>> start
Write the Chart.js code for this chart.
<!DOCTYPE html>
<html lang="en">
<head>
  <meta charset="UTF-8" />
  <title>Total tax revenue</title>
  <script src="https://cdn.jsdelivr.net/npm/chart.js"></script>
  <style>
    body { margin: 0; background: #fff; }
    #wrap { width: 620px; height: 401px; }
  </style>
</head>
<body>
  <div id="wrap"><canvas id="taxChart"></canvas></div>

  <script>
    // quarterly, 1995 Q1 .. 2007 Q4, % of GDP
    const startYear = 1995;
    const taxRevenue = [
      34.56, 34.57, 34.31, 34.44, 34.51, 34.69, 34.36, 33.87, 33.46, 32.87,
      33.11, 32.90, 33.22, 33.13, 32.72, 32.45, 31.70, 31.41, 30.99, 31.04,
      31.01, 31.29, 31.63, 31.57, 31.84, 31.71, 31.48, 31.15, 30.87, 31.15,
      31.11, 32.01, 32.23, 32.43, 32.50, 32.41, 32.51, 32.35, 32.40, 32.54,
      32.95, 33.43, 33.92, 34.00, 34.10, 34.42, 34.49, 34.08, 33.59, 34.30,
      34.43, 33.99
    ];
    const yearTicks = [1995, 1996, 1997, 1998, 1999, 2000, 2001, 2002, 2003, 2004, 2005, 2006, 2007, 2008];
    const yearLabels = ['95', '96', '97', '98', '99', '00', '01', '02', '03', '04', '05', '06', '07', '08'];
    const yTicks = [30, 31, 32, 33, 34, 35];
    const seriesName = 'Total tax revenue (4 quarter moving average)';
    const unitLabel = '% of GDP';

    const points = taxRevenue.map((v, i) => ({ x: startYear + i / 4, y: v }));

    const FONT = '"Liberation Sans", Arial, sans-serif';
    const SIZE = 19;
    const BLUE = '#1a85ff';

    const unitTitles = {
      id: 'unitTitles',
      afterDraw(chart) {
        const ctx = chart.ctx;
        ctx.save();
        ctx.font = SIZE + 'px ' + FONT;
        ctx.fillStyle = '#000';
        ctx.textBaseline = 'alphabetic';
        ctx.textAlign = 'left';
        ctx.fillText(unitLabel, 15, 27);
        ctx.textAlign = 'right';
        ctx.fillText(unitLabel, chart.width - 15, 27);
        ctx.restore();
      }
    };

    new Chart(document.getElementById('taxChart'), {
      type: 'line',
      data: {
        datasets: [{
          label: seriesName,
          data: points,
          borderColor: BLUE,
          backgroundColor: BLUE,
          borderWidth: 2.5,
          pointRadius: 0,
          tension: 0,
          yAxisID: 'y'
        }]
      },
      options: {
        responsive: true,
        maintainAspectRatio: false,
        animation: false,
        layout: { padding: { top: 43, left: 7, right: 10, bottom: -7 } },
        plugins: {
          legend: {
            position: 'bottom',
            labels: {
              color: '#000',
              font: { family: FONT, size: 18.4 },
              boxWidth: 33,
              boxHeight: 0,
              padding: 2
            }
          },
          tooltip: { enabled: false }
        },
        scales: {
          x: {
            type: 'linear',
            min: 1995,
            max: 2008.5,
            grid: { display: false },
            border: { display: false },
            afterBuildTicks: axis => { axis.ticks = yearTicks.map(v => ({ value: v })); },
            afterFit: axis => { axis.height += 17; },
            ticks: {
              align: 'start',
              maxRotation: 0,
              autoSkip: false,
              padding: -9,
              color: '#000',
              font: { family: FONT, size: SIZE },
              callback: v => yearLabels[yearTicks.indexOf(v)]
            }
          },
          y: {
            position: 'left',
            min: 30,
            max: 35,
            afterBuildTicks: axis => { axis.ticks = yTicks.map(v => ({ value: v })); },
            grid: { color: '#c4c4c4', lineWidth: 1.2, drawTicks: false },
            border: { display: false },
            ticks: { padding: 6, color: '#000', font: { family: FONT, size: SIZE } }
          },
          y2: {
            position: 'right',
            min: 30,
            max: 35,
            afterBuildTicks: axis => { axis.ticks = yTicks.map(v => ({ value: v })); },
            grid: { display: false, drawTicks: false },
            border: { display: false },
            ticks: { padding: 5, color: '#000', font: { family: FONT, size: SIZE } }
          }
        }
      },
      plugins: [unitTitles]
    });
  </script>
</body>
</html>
>> end
WHAT YOU WILL DO: Reproduce the full listing above, character for character.

TASK SOLUTION:
Write the Chart.js code for this chart.
<!DOCTYPE html>
<html lang="en">
<head>
  <meta charset="UTF-8" />
  <title>Total tax revenue</title>
  <script src="https://cdn.jsdelivr.net/npm/chart.js"></script>
  <style>
    body { margin: 0; background: #fff; }
    #wrap { width: 620px; height: 401px; }
  </style>
</head>
<body>
  <div id="wrap"><canvas id="taxChart"></canvas></div>

  <script>
    // quarterly, 1995 Q1 .. 2007 Q4, % of GDP
    const startYear = 1995;
    const taxRevenue = [
      34.56, 34.57, 34.31, 34.44, 34.51, 34.69, 34.36, 33.87, 33.46, 32.87,
      33.11, 32.90, 33.22, 33.13, 32.72, 32.45, 31.70, 31.41, 30.99, 31.04,
      31.01, 31.29, 31.63, 31.57, 31.84, 31.71, 31.48, 31.15, 30.87, 31.15,
      31.11, 32.01, 32.23, 32.43, 32.50, 32.41, 32.51, 32.35, 32.40, 32.54,
      32.95, 33.43, 33.92, 34.00, 34.10, 34.42, 34.49, 34.08, 33.59, 34.30,
      34.43, 33.99
    ];
    const yearTicks = [1995, 1996, 1997, 1998, 1999, 2000, 2001, 2002, 2003, 2004, 2005, 2006, 2007, 2008];
    const yearLabels = ['95', '96', '97', '98', '99', '00', '01', '02', '03', '04', '05', '06', '07', '08'];
    const yTicks = [30, 31, 32, 33, 34, 35];
    const seriesName = 'Total tax revenue (4 quarter moving average)';
    const unitLabel = '% of GDP';

    const points = taxRevenue.map((v, i) => ({ x: startYear + i / 4, y: v }));

    const FONT = '"Liberation Sans", Arial, sans-serif';
    const SIZE = 19;
    const BLUE = '#1a85ff';

    const unitTitles = {
      id: 'unitTitles',
      afterDraw(chart) {
        const ctx = chart.ctx;
        ctx.save();
        ctx.font = SIZE + 'px ' + FONT;
        ctx.fillStyle = '#000';
        ctx.textBaseline = 'alphabetic';
        ctx.textAlign = 'left';
        ctx.fillText(unitLabel, 15, 27);
        ctx.textAlign = 'right';
        ctx.fillText(unitLabel, chart.width - 15, 27);
        ctx.restore();
      }
    };

    new Chart(document.getElementById('taxChart'), {
      type: 'line',
      data: {
        datasets: [{
          label: seriesName,
          data: points,
          borderColor: BLUE,
          backgroundColor: BLUE,
          borderWidth: 2.5,
          pointRadius: 0,
          tension: 0,
          yAxisID: 'y'
        }]
      },
      options: {
        responsive: true,
        maintainAspectRatio: false,
        animation: false,
        layout: { padding: { top: 43, left: 7, right: 10, bottom: -7 } },
        plugins: {
          legend: {
            position: 'bottom',
            labels: {
              color: '#000',
              font: { family: FONT, size: 18.4 },
              boxWidth: 33,
              boxHeight: 0,
              padding: 2
            }
          },
          tooltip: { enabled: false }
        },
        scales: {
          x: {
            type: 'linear',
            min: 1995,
            max: 2008.5,
            grid: { display: false },
            border: { display: false },
            afterBuildTicks: axis => { axis.ticks = yearTicks.map(v => ({ value: v })); },
            afterFit: axis => { axis.height += 17; },
            ticks: {
              align: 'start',
              maxRotation: 0,
              autoSkip: false,
              padding: -9,
              color: '#000',
              font: { family: FONT, size: SIZE },
              callback: v => yearLabels[yearTicks.indexOf(v)]
            }
          },
          y: {
            position: 'left',
            min: 30,
            max: 35,
            afterBuildTicks: axis => { axis.ticks = yTicks.map(v => ({ value: v })); },
            grid: { color: '#c4c4c4', lineWidth: 1.2, drawTicks: false },
            border: { display: false },
            ticks: { padding: 6, color: '#000', font: { family: FONT, size: SIZE } }
          },
          y2: {
            position: 'right',
            min: 30,
            max: 35,
            afterBuildTicks: axis => { axis.ticks = yTicks.map(v => ({ value: v })); },
            grid: { display: false, drawTicks: false },
            border: { display: false },
            ticks: { padding: 5, color: '#000', font: { family: FONT, size: SIZE } }
          }
        }
      },
      plugins: [unitTitles]
    });
  </script>
</body>
</html>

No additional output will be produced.